— WHAT TO PRODUCE —
Leave out all pictures and return, exactly as written, the lines from the line containing "Rebuild this chart" to the line containing "smoothing=0.5)))", both ends kept.

[Excerpt from a dataset]
_ _ _ _ _
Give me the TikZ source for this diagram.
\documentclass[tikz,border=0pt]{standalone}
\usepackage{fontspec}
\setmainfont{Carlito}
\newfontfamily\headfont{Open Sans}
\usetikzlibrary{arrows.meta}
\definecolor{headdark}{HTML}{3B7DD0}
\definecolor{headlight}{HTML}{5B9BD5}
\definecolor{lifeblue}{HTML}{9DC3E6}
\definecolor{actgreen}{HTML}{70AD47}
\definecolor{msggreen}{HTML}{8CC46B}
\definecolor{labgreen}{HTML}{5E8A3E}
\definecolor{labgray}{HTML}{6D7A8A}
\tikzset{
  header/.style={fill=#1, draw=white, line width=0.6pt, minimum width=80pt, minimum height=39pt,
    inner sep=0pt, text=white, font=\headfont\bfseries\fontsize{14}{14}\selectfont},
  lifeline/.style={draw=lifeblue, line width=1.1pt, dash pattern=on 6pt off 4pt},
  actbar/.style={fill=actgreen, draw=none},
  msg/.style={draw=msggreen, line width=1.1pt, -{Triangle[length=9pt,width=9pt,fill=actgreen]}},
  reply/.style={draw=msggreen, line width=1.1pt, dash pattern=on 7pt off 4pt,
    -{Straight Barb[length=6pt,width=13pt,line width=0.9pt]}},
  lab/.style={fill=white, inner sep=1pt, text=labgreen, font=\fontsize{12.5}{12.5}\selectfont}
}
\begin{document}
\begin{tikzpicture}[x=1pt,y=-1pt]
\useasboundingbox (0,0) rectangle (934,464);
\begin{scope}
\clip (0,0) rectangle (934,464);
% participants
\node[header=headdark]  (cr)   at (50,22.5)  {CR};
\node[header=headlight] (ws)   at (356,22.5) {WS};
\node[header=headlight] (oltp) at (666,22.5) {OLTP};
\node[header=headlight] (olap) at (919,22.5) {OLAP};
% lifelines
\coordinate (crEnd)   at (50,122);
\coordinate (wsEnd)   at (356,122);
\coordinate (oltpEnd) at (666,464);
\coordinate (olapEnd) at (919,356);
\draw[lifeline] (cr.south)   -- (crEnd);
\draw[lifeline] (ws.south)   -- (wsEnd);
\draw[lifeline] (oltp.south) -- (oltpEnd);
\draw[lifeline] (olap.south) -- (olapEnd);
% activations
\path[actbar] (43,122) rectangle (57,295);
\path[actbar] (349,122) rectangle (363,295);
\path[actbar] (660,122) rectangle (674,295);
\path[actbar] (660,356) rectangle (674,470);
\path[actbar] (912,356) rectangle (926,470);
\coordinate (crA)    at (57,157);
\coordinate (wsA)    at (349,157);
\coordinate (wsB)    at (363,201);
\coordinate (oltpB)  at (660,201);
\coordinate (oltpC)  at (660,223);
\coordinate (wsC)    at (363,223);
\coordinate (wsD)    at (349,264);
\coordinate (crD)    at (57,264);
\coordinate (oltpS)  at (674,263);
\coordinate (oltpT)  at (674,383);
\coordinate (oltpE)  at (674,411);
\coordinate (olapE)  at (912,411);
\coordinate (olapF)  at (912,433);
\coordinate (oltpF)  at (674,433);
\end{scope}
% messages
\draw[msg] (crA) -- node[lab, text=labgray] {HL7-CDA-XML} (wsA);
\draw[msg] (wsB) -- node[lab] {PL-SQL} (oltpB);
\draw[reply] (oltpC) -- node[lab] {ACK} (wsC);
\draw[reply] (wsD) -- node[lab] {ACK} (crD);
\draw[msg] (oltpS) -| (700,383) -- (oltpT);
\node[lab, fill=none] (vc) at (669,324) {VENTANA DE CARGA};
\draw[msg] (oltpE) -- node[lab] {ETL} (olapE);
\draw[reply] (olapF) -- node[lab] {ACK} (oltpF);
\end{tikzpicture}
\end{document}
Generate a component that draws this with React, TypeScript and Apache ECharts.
_ _ _ _ _
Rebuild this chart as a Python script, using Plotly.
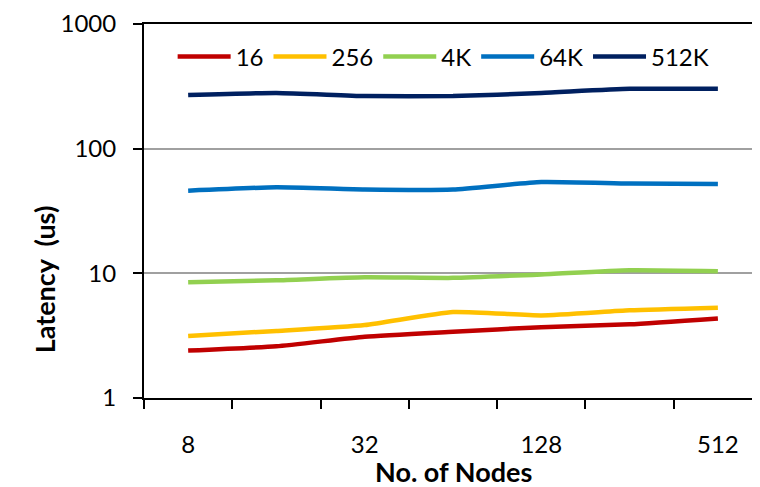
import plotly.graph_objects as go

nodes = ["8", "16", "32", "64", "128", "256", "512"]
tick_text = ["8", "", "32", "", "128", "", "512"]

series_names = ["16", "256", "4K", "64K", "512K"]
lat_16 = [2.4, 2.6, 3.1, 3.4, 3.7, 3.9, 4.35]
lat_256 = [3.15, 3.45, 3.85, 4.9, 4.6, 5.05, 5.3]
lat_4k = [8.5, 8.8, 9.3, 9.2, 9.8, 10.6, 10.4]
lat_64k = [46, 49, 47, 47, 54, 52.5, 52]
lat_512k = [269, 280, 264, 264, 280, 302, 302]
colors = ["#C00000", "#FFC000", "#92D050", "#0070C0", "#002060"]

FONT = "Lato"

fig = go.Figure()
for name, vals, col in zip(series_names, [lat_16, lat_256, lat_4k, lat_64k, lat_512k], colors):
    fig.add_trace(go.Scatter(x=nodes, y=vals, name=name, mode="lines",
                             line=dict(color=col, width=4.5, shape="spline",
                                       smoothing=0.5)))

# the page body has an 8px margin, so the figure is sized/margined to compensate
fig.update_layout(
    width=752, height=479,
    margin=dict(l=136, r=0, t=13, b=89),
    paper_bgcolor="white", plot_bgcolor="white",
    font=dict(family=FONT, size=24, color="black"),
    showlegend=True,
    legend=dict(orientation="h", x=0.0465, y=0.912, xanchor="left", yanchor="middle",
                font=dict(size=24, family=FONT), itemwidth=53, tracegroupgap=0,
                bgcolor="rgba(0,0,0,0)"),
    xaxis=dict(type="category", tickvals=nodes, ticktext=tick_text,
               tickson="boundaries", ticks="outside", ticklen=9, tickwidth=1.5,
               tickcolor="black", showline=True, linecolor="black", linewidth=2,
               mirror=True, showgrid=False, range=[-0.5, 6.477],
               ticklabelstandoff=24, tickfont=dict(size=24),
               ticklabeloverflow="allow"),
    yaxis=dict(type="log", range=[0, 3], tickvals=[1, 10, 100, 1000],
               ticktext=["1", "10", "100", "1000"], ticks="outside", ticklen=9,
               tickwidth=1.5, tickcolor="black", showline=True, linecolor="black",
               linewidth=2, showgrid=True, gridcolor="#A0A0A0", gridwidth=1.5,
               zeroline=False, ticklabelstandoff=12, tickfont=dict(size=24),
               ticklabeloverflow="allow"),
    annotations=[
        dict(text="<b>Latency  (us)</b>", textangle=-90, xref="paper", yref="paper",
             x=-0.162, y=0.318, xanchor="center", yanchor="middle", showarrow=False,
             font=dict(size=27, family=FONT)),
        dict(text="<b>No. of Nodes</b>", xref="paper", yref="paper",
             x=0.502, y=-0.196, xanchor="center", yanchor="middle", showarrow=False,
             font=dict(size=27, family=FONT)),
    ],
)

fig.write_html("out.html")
_ _ _ _ _
— EXERCISE OUTPUT —
Rebuild this chart as a Python script, using Plotly.
import plotly.graph_objects as go

nodes = ["8", "16", "32", "64", "128", "256", "512"]
tick_text = ["8", "", "32", "", "128", "", "512"]

series_names = ["16", "256", "4K", "64K", "512K"]
lat_16 = [2.4, 2.6, 3.1, 3.4, 3.7, 3.9, 4.35]
lat_256 = [3.15, 3.45, 3.85, 4.9, 4.6, 5.05, 5.3]
lat_4k = [8.5, 8.8, 9.3, 9.2, 9.8, 10.6, 10.4]
lat_64k = [46, 49, 47, 47, 54, 52.5, 52]
lat_512k = [269, 280, 264, 264, 280, 302, 302]
colors = ["#C00000", "#FFC000", "#92D050", "#0070C0", "#002060"]

FONT = "Lato"

fig = go.Figure()
for name, vals, col in zip(series_names, [lat_16, lat_256, lat_4k, lat_64k, lat_512k], colors):
    fig.add_trace(go.Scatter(x=nodes, y=vals, name=name, mode="lines",
                             line=dict(color=col, width=4.5, shape="spline",
                                       smoothing=0.5)))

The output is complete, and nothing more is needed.